If I'm not mistaken, there's three new concepts here: Using miniheaps, favoring the least free allocation blocks (miniheaps), and floating the smaller allocations up to less free blocks when realloc() is used. I believe these would cause the natural arbitrary chunks of contiguous free space to occur in groups large enough to fill miniheaps, thus freeing memory back to the system. It is optimal in terms of memory usage to use smaller miniheaps.
My current code doesn't do all of this; in particular, it misses the last three, and doesn't exclusivate the miniheaps for larger allocations as in the third point. It also segfaults when used, because I suck and coded it all buggy and shit. it runs for a while, but with constant free/alloc it eventually rapes itself. It also appears to push VM space up to the max, something it shouldn't do because I never allocate enough to fill even one miniheap and thus shouldn't be requesting more memory from the system.
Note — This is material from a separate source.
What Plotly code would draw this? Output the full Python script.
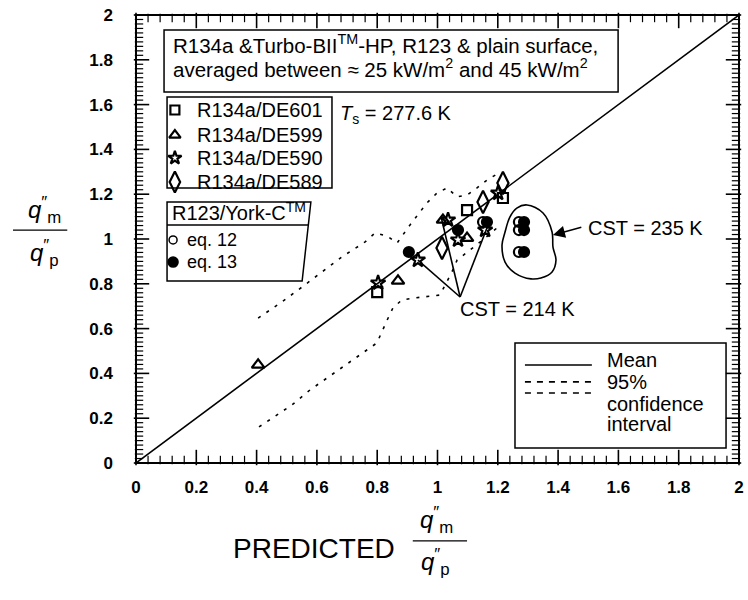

In short, it's REALLY buggy.
Eduardo Pérez Ureta wrote:
WOW, what a response!!! Let me take some time to digest it Anyway this should be put in the wiki page: http://live.gnome.org/MemoryReduction if you didn't already did that. As I'm not the only one interested in this topic.
"* Single allocations bigger than the normal "miniheap" size (4MiB) will be adjusted up to use a full, aligned (...)"
Maybe separate mmap allocations should still be done to sizes above 128 KiB (256, 1024, or something). For example, allocating two 3 MiB blocks would give two mmapped areas, but with tracking added.